• PROBLEM STATEMENT
Reproduce precisely the lines between the start of the data below and the line with "const yMajor = [-1, -0.5, 0.5, 1];", both included.
>>>
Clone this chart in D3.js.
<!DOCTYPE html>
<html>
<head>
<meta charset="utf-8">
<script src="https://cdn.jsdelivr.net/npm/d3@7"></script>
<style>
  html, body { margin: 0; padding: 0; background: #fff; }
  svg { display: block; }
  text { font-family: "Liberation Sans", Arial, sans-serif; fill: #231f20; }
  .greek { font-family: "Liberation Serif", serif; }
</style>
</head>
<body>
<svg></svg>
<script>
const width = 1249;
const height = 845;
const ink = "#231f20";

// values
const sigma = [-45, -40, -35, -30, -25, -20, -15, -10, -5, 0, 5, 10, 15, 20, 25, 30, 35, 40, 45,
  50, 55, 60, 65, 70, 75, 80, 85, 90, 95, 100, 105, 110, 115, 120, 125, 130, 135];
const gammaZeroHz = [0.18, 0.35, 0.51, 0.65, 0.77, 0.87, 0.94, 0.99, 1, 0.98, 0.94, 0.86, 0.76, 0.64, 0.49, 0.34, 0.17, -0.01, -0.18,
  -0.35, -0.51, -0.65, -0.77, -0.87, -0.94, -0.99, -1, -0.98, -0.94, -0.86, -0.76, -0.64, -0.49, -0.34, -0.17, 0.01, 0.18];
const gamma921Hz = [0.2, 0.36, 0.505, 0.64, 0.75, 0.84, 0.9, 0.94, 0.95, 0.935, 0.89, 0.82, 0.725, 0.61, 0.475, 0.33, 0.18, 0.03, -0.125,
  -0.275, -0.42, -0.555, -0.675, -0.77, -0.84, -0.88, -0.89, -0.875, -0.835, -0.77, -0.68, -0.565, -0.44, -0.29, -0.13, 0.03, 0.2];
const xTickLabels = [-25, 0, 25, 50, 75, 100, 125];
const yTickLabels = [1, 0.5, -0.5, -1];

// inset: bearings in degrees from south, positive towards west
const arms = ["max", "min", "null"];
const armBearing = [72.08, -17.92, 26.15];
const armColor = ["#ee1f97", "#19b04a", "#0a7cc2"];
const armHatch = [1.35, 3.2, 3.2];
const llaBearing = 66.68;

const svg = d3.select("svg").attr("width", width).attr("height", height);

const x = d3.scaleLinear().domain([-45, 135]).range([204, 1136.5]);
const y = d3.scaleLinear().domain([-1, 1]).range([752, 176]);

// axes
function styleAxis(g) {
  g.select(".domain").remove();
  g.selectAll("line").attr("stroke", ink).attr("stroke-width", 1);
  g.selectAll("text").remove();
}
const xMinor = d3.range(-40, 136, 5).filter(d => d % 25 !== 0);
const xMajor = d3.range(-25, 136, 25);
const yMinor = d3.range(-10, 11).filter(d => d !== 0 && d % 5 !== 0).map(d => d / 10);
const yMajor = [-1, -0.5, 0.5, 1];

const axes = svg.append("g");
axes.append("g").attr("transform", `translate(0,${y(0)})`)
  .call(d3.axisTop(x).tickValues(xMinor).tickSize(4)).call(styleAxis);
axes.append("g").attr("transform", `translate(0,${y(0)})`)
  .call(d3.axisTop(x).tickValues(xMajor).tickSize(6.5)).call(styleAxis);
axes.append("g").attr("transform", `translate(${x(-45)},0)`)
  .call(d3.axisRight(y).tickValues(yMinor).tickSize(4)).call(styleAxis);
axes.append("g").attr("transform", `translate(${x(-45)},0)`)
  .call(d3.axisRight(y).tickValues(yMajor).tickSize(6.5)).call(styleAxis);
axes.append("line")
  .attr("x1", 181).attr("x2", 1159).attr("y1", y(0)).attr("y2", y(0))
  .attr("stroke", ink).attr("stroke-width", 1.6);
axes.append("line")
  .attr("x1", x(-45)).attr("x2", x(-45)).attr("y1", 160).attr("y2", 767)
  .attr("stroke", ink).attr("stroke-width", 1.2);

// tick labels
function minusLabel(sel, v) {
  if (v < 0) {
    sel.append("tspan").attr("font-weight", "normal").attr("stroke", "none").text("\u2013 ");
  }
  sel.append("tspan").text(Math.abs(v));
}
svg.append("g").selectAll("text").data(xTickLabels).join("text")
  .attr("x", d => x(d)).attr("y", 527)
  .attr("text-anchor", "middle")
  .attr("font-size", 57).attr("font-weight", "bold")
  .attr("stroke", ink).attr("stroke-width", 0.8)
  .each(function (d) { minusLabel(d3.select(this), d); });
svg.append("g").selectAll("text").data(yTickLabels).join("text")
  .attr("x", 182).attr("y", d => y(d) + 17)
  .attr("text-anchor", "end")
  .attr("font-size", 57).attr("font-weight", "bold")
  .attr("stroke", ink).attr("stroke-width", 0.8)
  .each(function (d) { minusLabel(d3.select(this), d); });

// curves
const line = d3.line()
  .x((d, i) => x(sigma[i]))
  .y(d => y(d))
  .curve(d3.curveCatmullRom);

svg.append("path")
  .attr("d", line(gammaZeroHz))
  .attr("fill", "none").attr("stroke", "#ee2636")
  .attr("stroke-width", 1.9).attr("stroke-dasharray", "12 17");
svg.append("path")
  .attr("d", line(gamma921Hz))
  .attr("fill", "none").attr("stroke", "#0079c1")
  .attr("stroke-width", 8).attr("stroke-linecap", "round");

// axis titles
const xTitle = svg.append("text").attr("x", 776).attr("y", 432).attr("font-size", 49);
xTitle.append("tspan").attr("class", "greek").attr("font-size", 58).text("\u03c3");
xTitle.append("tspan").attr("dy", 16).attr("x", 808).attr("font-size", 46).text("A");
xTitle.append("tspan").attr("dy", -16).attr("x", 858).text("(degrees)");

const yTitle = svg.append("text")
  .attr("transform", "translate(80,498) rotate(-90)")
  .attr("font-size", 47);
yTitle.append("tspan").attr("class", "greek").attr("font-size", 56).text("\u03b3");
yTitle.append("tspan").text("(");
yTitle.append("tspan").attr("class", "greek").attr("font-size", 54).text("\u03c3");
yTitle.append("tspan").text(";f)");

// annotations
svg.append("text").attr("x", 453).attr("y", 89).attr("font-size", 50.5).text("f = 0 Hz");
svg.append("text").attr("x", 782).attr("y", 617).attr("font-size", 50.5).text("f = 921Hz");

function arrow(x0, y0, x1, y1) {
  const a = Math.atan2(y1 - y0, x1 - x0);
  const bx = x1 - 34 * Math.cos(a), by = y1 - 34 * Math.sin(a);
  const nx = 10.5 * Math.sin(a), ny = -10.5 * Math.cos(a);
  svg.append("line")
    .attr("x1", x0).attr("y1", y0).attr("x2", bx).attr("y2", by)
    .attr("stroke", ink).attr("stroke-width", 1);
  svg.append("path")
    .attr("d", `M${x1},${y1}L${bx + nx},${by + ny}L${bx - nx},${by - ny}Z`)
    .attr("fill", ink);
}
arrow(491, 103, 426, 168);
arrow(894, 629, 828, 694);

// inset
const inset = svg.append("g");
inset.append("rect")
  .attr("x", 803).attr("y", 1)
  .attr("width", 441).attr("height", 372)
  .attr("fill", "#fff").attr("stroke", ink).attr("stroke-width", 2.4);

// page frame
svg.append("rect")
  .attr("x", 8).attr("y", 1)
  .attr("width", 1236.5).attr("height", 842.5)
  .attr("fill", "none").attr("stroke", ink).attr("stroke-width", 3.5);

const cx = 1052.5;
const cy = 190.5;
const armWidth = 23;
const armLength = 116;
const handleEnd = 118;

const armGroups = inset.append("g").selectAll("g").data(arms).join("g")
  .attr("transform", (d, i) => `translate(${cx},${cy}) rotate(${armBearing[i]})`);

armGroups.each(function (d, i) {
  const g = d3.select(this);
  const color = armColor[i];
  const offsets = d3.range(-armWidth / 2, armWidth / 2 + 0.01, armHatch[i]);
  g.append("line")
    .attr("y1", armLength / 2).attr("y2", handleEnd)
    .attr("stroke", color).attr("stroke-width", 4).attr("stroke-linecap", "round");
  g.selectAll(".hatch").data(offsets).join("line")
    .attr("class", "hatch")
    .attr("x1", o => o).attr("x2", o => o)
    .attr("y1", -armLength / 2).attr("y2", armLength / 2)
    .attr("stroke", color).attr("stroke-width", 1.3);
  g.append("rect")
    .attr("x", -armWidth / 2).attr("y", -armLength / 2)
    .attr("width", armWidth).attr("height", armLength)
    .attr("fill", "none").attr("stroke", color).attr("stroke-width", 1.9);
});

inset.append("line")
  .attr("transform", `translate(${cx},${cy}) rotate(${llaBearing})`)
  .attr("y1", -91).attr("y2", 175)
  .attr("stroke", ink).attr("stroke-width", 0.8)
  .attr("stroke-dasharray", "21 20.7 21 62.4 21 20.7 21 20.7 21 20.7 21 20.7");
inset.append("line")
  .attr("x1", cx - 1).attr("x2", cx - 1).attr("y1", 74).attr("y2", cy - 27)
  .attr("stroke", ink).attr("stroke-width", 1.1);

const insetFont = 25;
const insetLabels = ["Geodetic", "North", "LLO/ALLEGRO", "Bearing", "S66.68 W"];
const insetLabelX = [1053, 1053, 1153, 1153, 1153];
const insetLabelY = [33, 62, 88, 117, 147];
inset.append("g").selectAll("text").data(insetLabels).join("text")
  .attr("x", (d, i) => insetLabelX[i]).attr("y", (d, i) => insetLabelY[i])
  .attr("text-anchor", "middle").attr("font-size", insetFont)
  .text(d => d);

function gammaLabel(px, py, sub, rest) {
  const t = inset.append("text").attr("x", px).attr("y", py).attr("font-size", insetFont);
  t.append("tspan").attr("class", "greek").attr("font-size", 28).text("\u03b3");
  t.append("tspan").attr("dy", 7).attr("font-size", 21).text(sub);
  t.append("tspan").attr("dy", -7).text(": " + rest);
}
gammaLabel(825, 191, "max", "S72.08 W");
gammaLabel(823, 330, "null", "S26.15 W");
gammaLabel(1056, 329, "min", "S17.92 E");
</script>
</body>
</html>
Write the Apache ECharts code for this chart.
<<<
• COMPLETE OUTPUT
Clone this chart in D3.js.
<!DOCTYPE html>
<html>
<head>
<meta charset="utf-8">
<script src="https://cdn.jsdelivr.net/npm/d3@7"></script>
<style>
  html, body { margin: 0; padding: 0; background: #fff; }
  svg { display: block; }
  text { font-family: "Liberation Sans", Arial, sans-serif; fill: #231f20; }
  .greek { font-family: "Liberation Serif", serif; }
</style>
</head>
<body>
<svg></svg>
<script>
const width = 1249;
const height = 845;
const ink = "#231f20";

// values
const sigma = [-45, -40, -35, -30, -25, -20, -15, -10, -5, 0, 5, 10, 15, 20, 25, 30, 35, 40, 45,
  50, 55, 60, 65, 70, 75, 80, 85, 90, 95, 100, 105, 110, 115, 120, 125, 130, 135];
const gammaZeroHz = [0.18, 0.35, 0.51, 0.65, 0.77, 0.87, 0.94, 0.99, 1, 0.98, 0.94, 0.86, 0.76, 0.64, 0.49, 0.34, 0.17, -0.01, -0.18,
  -0.35, -0.51, -0.65, -0.77, -0.87, -0.94, -0.99, -1, -0.98, -0.94, -0.86, -0.76, -0.64, -0.49, -0.34, -0.17, 0.01, 0.18];
const gamma921Hz = [0.2, 0.36, 0.505, 0.64, 0.75, 0.84, 0.9, 0.94, 0.95, 0.935, 0.89, 0.82, 0.725, 0.61, 0.475, 0.33, 0.18, 0.03, -0.125,
  -0.275, -0.42, -0.555, -0.675, -0.77, -0.84, -0.88, -0.89, -0.875, -0.835, -0.77, -0.68, -0.565, -0.44, -0.29, -0.13, 0.03, 0.2];
const xTickLabels = [-25, 0, 25, 50, 75, 100, 125];
const yTickLabels = [1, 0.5, -0.5, -1];

// inset: bearings in degrees from south, positive towards west
const arms = ["max", "min", "null"];
const armBearing = [72.08, -17.92, 26.15];
const armColor = ["#ee1f97", "#19b04a", "#0a7cc2"];
const armHatch = [1.35, 3.2, 3.2];
const llaBearing = 66.68;

const svg = d3.select("svg").attr("width", width).attr("height", height);

const x = d3.scaleLinear().domain([-45, 135]).range([204, 1136.5]);
const y = d3.scaleLinear().domain([-1, 1]).range([752, 176]);

// axes
function styleAxis(g) {
  g.select(".domain").remove();
  g.selectAll("line").attr("stroke", ink).attr("stroke-width", 1);
  g.selectAll("text").remove();
}
const xMinor = d3.range(-40, 136, 5).filter(d => d % 25 !== 0);
const xMajor = d3.range(-25, 136, 25);
const yMinor = d3.range(-10, 11).filter(d => d !== 0 && d % 5 !== 0).map(d => d / 10);
const yMajor = [-1, -0.5, 0.5, 1];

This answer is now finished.